*Directions for this task*:
Any pictures should be left out; please print exactly the lines between the line with "Reproduce this chart with Plotly." and the line with "PLOT_W = 446 - 124", inclusive.

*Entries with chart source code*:

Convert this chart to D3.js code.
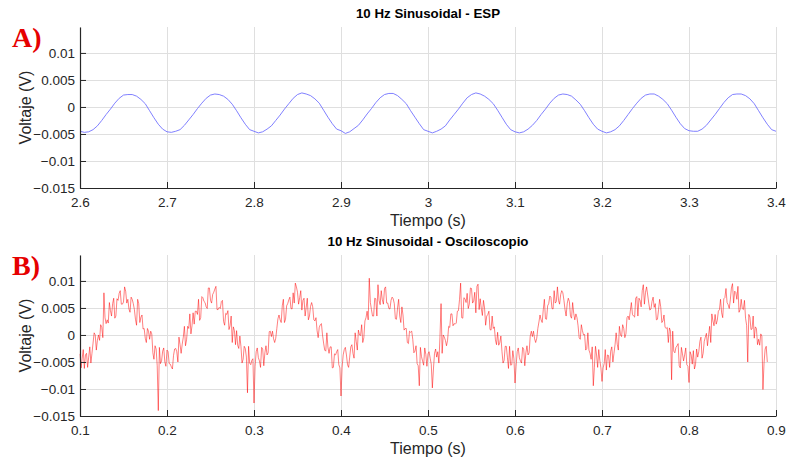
<!DOCTYPE html>
<html>
<head>
<meta charset="utf-8">
<script src="https://cdn.jsdelivr.net/npm/d3@7"></script>
<style>
  html, body { margin: 0; padding: 0; background: #fff; }
  text { font-family: Arial, "Liberation Sans", Helvetica, sans-serif; }
</style>
</head>
<body>
<div id="vis"></div>
<script>
// ---- data ----
// panel A: ESP samples (V), every 5 ms from 2.6 s
const espStart = 2.6;
const espStep = 0.005;
const espVolts = [
  -0.0045,-0.0047,-0.0046,-0.0042,-0.0035,-0.0025,-0.0014,-0.0004,0.0007,0.0016,0.0022,0.0023,0.0023,0.0020,0.0014,0.0006,-0.0007,-0.0020,-0.0032,-0.0041,
  -0.0046,-0.0047,-0.0045,-0.0042,-0.0034,-0.0024,-0.0014,-0.0003,0.0007,0.0016,0.0022,0.0024,0.0023,0.0020,0.0014,0.0005,-0.0007,-0.0020,-0.0032,-0.0042,
  -0.0045,-0.0048,-0.0046,-0.0041,-0.0035,-0.0025,-0.0015,-0.0004,0.0006,0.0016,0.0023,0.0026,0.0024,0.0021,0.0015,0.0007,-0.0006,-0.0019,-0.0031,-0.0041,
  -0.0044,-0.0049,-0.0046,-0.0040,-0.0034,-0.0024,-0.0013,-0.0003,0.0008,0.0017,0.0023,0.0025,0.0025,0.0021,0.0014,0.0006,-0.0007,-0.0019,-0.0031,-0.0042,
  -0.0045,-0.0048,-0.0045,-0.0041,-0.0035,-0.0024,-0.0014,-0.0004,0.0007,0.0017,0.0023,0.0026,0.0024,0.0020,0.0014,0.0006,-0.0006,-0.0019,-0.0032,-0.0042,
  -0.0046,-0.0048,-0.0046,-0.0041,-0.0034,-0.0025,-0.0014,-0.0004,0.0007,0.0016,0.0022,0.0024,0.0023,0.0020,0.0013,0.0005,-0.0007,-0.0020,-0.0032,-0.0041,
  -0.0045,-0.0048,-0.0046,-0.0042,-0.0035,-0.0025,-0.0014,-0.0003,0.0007,0.0016,0.0022,0.0024,0.0024,0.0020,0.0014,0.0006,-0.0006,-0.0019,-0.0031,-0.0040,
  -0.0044,-0.0045,-0.0045,-0.0041,-0.0034,-0.0024,-0.0014,-0.0003,0.0008,0.0017,0.0023,0.0024,0.0024,0.0021,0.0015,0.0006,-0.0007,-0.0020,-0.0032,-0.0042,
  -0.0045
];

// panel B: oscilloscope samples, every 1.25 ms from 0.1 s, in units of 0.1 mV
const oscStart = 0.1;
const oscStep = 0.00125;
const oscUnit = 1e-4;
const oscRaw = [
  // 0.1
  -35,-61,-43,-27,-62,-37,-34,-60,-41,-22,-52,-34,-15,4,0,-28,-10,0,-10,19,14,-5,78,32,21,28,22,60,45,35,58,68,31,35,67,64,77,82,57,57,
  61,89,81,59,66,48,42,70,66,58,47,29,18,66,58,23,33,37,11,12,-6,-14,12,7,-8,7,2,-33,-45,-20,-26,-57,-140,-23,-53,-48,-30,-24,-50,-58,
  // 0.2
  -28,-31,-53,-54,-59,-63,-38,-26,-25,-31,-50,-4,-18,-34,-17,-4,16,-20,-9,16,12,39,2,17,41,20,44,44,38,66,27,32,71,69,62,60,52,49,87,87,
  64,59,75,79,85,90,47,47,51,49,62,64,25,18,40,38,45,10,17,35,-14,15,8,-18,8,-19,-25,-2,-21,-52,-45,-21,-25,-41,-107,-21,-52,-55,-47,-44,
  // 0.3
  -126,-58,-31,-24,-42,-48,-60,-23,-26,-57,-33,-20,-37,-33,6,7,-3,7,-7,-14,-6,12,30,37,28,23,54,66,23,29,54,58,65,70,49,48,78,59,96,89,
  79,57,69,82,46,64,68,35,51,68,28,35,53,60,52,28,26,32,8,-5,14,19,21,0,-15,-28,-30,4,-23,-34,-22,-22,-61,-60,-35,-37,-31,-27,-55,-61,
  // 0.4
  -113,-61,-37,-27,-23,-37,-55,-60,-41,-22,-18,-34,-43,4,-12,-28,9,0,-1,19,-14,-5,26,32,44,28,105,60,47,35,35,68,67,35,93,64,56,82,65,57,
  86,89,59,59,49,48,64,70,67,58,30,29,50,66,35,23,52,37,9,12,12,-14,-16,7,5,7,-8,-33,-30,-20,-53,-57,-94,-23,-40,-48,-56,-24,-36,-58,
  // 0.5
  -35,-31,-43,-54,-98,-63,-34,-26,-41,-31,-52,-4,58,-34,0,-4,-10,-20,-10,16,14,39,39,17,21,20,22,44,45,66,96,32,31,69,67,60,77,49,57,87,
  86,59,63,79,41,90,94,47,67,49,36,64,50,18,35,38,44,10,9,35,12,15,-9,-18,5,-19,-14,-2,-30,-52,-47,-21,-21,-41,-62,-21,-56,-55,-29,-44,
  // 0.6
  -89,-58,-31,-24,-42,-48,-52,-23,-26,-57,-33,-20,-37,-33,-2,7,-3,7,-7,-14,-6,12,24,37,28,23,47,66,30,29,54,58,72,70,49,48,82,59,62,89,
  64,57,75,82,78,64,47,35,58,68,62,35,31,60,40,28,39,32,17,-5,-8,19,8,0,1,-28,-25,4,-28,-34,-45,-22,-94,-60,-21,-37,-60,-27,-47,-61,
  // 0.7
  -86,-61,-53,-27,-65,-37,-38,-60,-30,-22,-50,-34,-18,4,-17,-28,16,0,-3,19,12,-5,2,32,35,28,44,60,38,35,33,68,71,35,68,64,52,82,93,57,
  79,89,74,59,46,48,62,70,51,58,28,29,47,66,52,23,26,37,14,12,14,-14,13,7,-83,7,-30,-33,-23,-20,-16,-57,-61,-23,-35,-48,-37,-24,-55,-58,
  // 0.8
  -88,-31,-37,-54,-29,-63,-55,-26,-41,-31,-12,-4,-43,-34,-12,-4,3,-20,-1,16,-14,39,26,17,38,20,27,44,47,66,41,32,67,69,86,60,56,49,65,87,
  95,59,81,79,66,90,42,47,66,49,47,64,31,18,-50,38,33,10,11,35,-6,15,12,-18,-8,-19,2,-2,-101,-52,-26,-21,-50
];
const oscVolts = oscRaw.map(v => v * oscUnit);

const yTicks = [-0.015, -0.01, -0.005, 0, 0.005, 0.01];
const espTicks = [2.6, 2.7, 2.8, 2.9, 3.0, 3.1, 3.2, 3.3, 3.4];
const oscTicks = [0.1, 0.2, 0.3, 0.4, 0.5, 0.6, 0.7, 0.8, 0.9];

// ---- drawing ----
const W = 788, H = 463;
const svg = d3.select("#vis").append("svg")
  .attr("width", W)
  .attr("height", H)
  .style("display", "block");

svg.append("rect").attr("width", W).attr("height", H).attr("fill", "#fff");

const left = 80, right = 776;
const axisColor = "#262626";
const gridColor = "#dfdfdf";

function drawPanel(cfg) {
  const x = d3.scaleLinear().domain(cfg.xDomain).range([left, right]);
  const y = d3.scaleLinear().domain([-0.015, 0.0148]).range([cfg.bottom, cfg.top]);
  const g = svg.append("g");

  // grid
  g.selectAll(".vg").data(cfg.xTicks).enter().append("line")
    .attr("x1", d => x(d) + 0.5).attr("x2", d => x(d) + 0.5)
    .attr("y1", cfg.top).attr("y2", cfg.bottom)
    .attr("stroke", gridColor).attr("stroke-width", 1);
  g.selectAll(".hg").data(yTicks).enter().append("line")
    .attr("x1", left).attr("x2", right)
    .attr("y1", d => Math.round(y(d)) + 0.5).attr("y2", d => Math.round(y(d)) + 0.5)
    .attr("stroke", gridColor).attr("stroke-width", 1);

  // signal
  const line = d3.line()
    .x((d, i) => x(cfg.start + i * cfg.step))
    .y(d => y(d));
  g.append("path")
    .datum(cfg.values)
    .attr("fill", "none")
    .attr("stroke", cfg.color)
    .attr("stroke-width", cfg.width)
    .attr("stroke-linejoin", "round")
    .attr("d", line);

  // axes
  const xAxis = g.append("g")
    .attr("transform", `translate(0,${cfg.bottom})`)
    .call(d3.axisBottom(x).tickValues(cfg.xTicks).tickFormat(d3.format("~g"))
      .tickSizeInner(-6).tickSizeOuter(0).tickPadding(9));
  const yAxis = g.append("g")
    .attr("transform", `translate(${left},0)`)
    .call(d3.axisLeft(y).tickValues(yTicks).tickFormat(d3.format("~g"))
      .tickSizeInner(-6).tickSizeOuter(0).tickPadding(5));

  [xAxis, yAxis].forEach(a => {
    a.select(".domain").attr("stroke", axisColor).attr("stroke-width", 1.2);
    a.selectAll(".tick line").attr("stroke", axisColor);
    a.selectAll(".tick text")
      .attr("fill", axisColor)
      .style("font-size", "13.5px")
      .style("font-family", "Arial, 'Liberation Sans', sans-serif");
  });

  // titles and labels
  g.append("text")
    .attr("x", (left + right) / 2).attr("y", cfg.top - 9)
    .attr("text-anchor", "middle")
    .attr("font-weight", "bold").attr("font-size", 13.3)
    .attr("fill", "#000")
    .text(cfg.title);

  g.append("text")
    .attr("x", (left + right) / 2).attr("y", cfg.bottom + 38)
    .attr("text-anchor", "middle")
    .attr("font-size", 16).attr("fill", axisColor)
    .text("Tiempo (s)");

  g.append("text")
    .attr("transform", `translate(31,${(cfg.top + cfg.bottom) / 2}) rotate(-90)`)
    .attr("text-anchor", "middle")
    .attr("font-size", 16).attr("fill", axisColor)
    .text("Voltaje (V)");

  g.append("text")
    .attr("x", 12).attr("y", cfg.top + 20)
    .attr("fill", "#e60000")
    .attr("font-weight", "bold")
    .attr("font-size", 28)
    .style("font-family", "'Liberation Serif', 'Times New Roman', serif")
    .text(cfg.letter);
}

drawPanel({
  top: 27, bottom: 188,
  xDomain: [2.6, 3.4], xTicks: espTicks,
  start: espStart, step: espStep, values: espVolts,
  color: "#7272ff", width: 0.9,
  title: "10 Hz Sinusoidal - ESP", letter: "A)"
});

drawPanel({
  top: 255, bottom: 416,
  xDomain: [0.1, 0.9], xTicks: oscTicks,
  start: oscStart, step: oscStep, values: oscVolts,
  color: "#ff0000", width: 0.5,
  title: "10 Hz Sinusoidal - Osciloscopio", letter: "B)"
});
</script>
</body>
</html>
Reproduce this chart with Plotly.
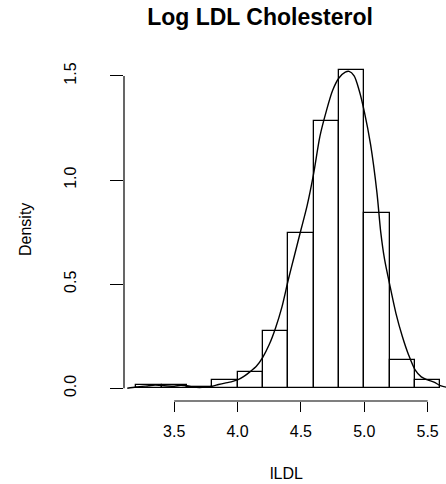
import plotly.graph_objects as go

# Histogram of log LDL (density scale), bins of width 0.2
bin_left = [3.2, 3.4, 3.6, 3.8, 4.0, 4.2, 4.4, 4.6, 4.8, 5.0, 5.2, 5.4]
bin_width = 0.2
density = [0.016, 0.016, 0.005, 0.038, 0.079, 0.275, 0.744, 1.282, 1.530, 0.843, 0.136, 0.040]

# Kernel density curve
kde_x = [3.13, 3.2, 3.3, 3.35, 3.4, 3.5, 3.55, 3.6, 3.65, 3.7, 3.75, 3.8, 3.85, 3.9, 3.95,
         4.0, 4.05, 4.1, 4.15, 4.2, 4.25, 4.3, 4.35, 4.4, 4.45, 4.5, 4.55, 4.6, 4.65, 4.7,
         4.75, 4.8, 4.85, 4.88, 4.92, 4.96, 5.0, 5.05, 5.1, 5.13, 5.16, 5.2, 5.25, 5.3,
         5.35, 5.4, 5.45, 5.5, 5.55, 5.6, 5.65, 5.7]
kde_y = [0.0, 0.006, 0.012, 0.015, 0.013, 0.010, 0.014, 0.012, 0.006, 0.004, 0.006, 0.010,
         0.018, 0.025, 0.031, 0.040, 0.057, 0.080, 0.107, 0.150, 0.210, 0.290, 0.390, 0.520,
         0.640, 0.760, 0.880, 1.030, 1.210, 1.330, 1.430, 1.490, 1.518, 1.522, 1.500, 1.430,
         1.330, 1.170, 0.940, 0.750, 0.620, 0.500, 0.360, 0.250, 0.160, 0.090, 0.055, 0.040,
         0.030, 0.013, 0.005, 0.002]

x_ticks = [3.5, 4.0, 4.5, 5.0, 5.5]
x_ticktext = ["3.5", "4.0", "4.5", "5.0", "5.5"]
y_ticks = [0.0, 0.5, 1.0, 1.5]
y_ticktext = ["0.0", "0.5", "1.0", "1.5"]

title_text = "Log LDL Cholesterol"
x_label = "lLDL"
y_label = "Density"

centers = [b + bin_width / 2 for b in bin_left]

FONT = "Liberation Sans, Arial, sans-serif"
PLOT_H = 484 - 57 - 83
PLOT_W = 446 - 124

fig = go.Figure()
fig.add_trace(go.Bar(
    x=centers, y=density, width=[bin_width] * len(centers),
    marker=dict(color="white", line=dict(color="black", width=1.3)),
    showlegend=False, hoverinfo="skip",
))
fig.add_trace(go.Scatter(
    x=kde_x, y=kde_y, mode="lines",
    line=dict(color="black", width=1.4, shape="spline", smoothing=0.8),
    showlegend=False, hoverinfo="skip",
))

fig.update_layout(
    width=446, height=484,
    margin=dict(l=124, r=0, t=57, b=83, autoexpand=False),
    paper_bgcolor="white", plot_bgcolor="white",
    font=dict(family=FONT, color="black"),
    bargap=0,
    title=dict(text="<b>" + title_text + "</b>", x=260 / 446, xanchor="center",
               y=1 - 17 / 484, yanchor="middle", yref="container", automargin=False,
               font=dict(size=23, family=FONT, color="black")),
    xaxis=dict(range=[3.104, 5.645], showgrid=False, zeroline=False, showline=False,
               automargin=False,
               tickmode="array", tickvals=x_ticks, ticktext=x_ticktext,
               ticks="outside", ticklen=10, tickwidth=1.2, tickcolor="black",
               tickfont=dict(size=16, family=FONT, color="black"),
               ticklabelstandoff=6),
    yaxis=dict(range=[-0.061, 1.591], showgrid=False, zeroline=False, showline=False,
               automargin=False,
               tickmode="array", tickvals=y_ticks, ticktext=y_ticktext,
               ticks="outside", ticklen=13, tickwidth=1.2, tickcolor="black",
               tickangle=-90,
               tickfont=dict(size=16, family=FONT, color="black"),
               ticklabelstandoff=28),
    shapes=[
        dict(type="line", xref="x", yref="paper", x0=x_ticks[0], x1=x_ticks[-1], y0=0, y1=0,
             line=dict(color="black", width=1.2)),
        dict(type="line", xref="paper", yref="y", x0=0, x1=0, y0=y_ticks[0], y1=y_ticks[-1],
             line=dict(color="black", width=1.2)),
    ],
    annotations=[
        dict(text=x_label, xref="paper", yref="paper", x=(286 - 124) / PLOT_W,
             y=-(473 - 401) / PLOT_H,
             xanchor="center", yanchor="middle", showarrow=False,
             font=dict(size=16, family=FONT, color="black")),
        dict(text=y_label, xref="paper", yref="paper", x=-(124 - 25) / PLOT_W, y=0.5,
             xanchor="center", yanchor="middle", showarrow=False, textangle=-90,
             font=dict(size=16, family=FONT, color="black")),
    ],
)

fig.write_html("out.html", config={"displayModeBar": False},
               post_script="document.body.style.margin='0px';")
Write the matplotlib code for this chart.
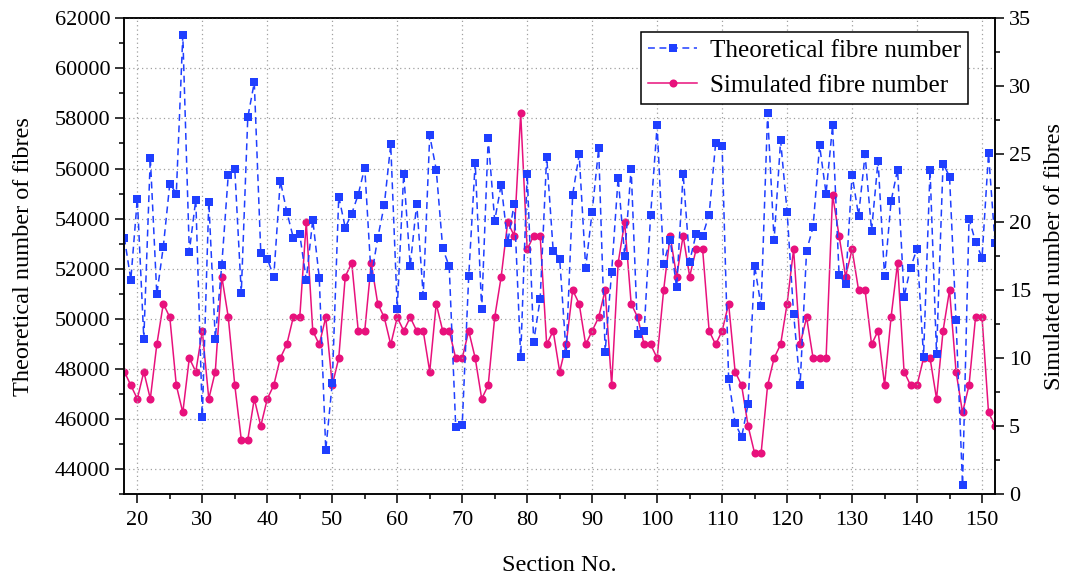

*Correct response*:
Reproduce this chart with Plotly.
import plotly.graph_objects as go

# Histogram of log LDL (density scale), bins of width 0.2
bin_left = [3.2, 3.4, 3.6, 3.8, 4.0, 4.2, 4.4, 4.6, 4.8, 5.0, 5.2, 5.4]
bin_width = 0.2
density = [0.016, 0.016, 0.005, 0.038, 0.079, 0.275, 0.744, 1.282, 1.530, 0.843, 0.136, 0.040]

# Kernel density curve
kde_x = [3.13, 3.2, 3.3, 3.35, 3.4, 3.5, 3.55, 3.6, 3.65, 3.7, 3.75, 3.8, 3.85, 3.9, 3.95,
         4.0, 4.05, 4.1, 4.15, 4.2, 4.25, 4.3, 4.35, 4.4, 4.45, 4.5, 4.55, 4.6, 4.65, 4.7,
         4.75, 4.8, 4.85, 4.88, 4.92, 4.96, 5.0, 5.05, 5.1, 5.13, 5.16, 5.2, 5.25, 5.3,
         5.35, 5.4, 5.45, 5.5, 5.55, 5.6, 5.65, 5.7]
kde_y = [0.0, 0.006, 0.012, 0.015, 0.013, 0.010, 0.014, 0.012, 0.006, 0.004, 0.006, 0.010,
         0.018, 0.025, 0.031, 0.040, 0.057, 0.080, 0.107, 0.150, 0.210, 0.290, 0.390, 0.520,
         0.640, 0.760, 0.880, 1.030, 1.210, 1.330, 1.430, 1.490, 1.518, 1.522, 1.500, 1.430,
         1.330, 1.170, 0.940, 0.750, 0.620, 0.500, 0.360, 0.250, 0.160, 0.090, 0.055, 0.040,
         0.030, 0.013, 0.005, 0.002]

x_ticks = [3.5, 4.0, 4.5, 5.0, 5.5]
x_ticktext = ["3.5", "4.0", "4.5", "5.0", "5.5"]
y_ticks = [0.0, 0.5, 1.0, 1.5]
y_ticktext = ["0.0", "0.5", "1.0", "1.5"]

title_text = "Log LDL Cholesterol"
x_label = "lLDL"
y_label = "Density"

centers = [b + bin_width / 2 for b in bin_left]

FONT = "Liberation Sans, Arial, sans-serif"
PLOT_H = 484 - 57 - 83
PLOT_W = 446 - 124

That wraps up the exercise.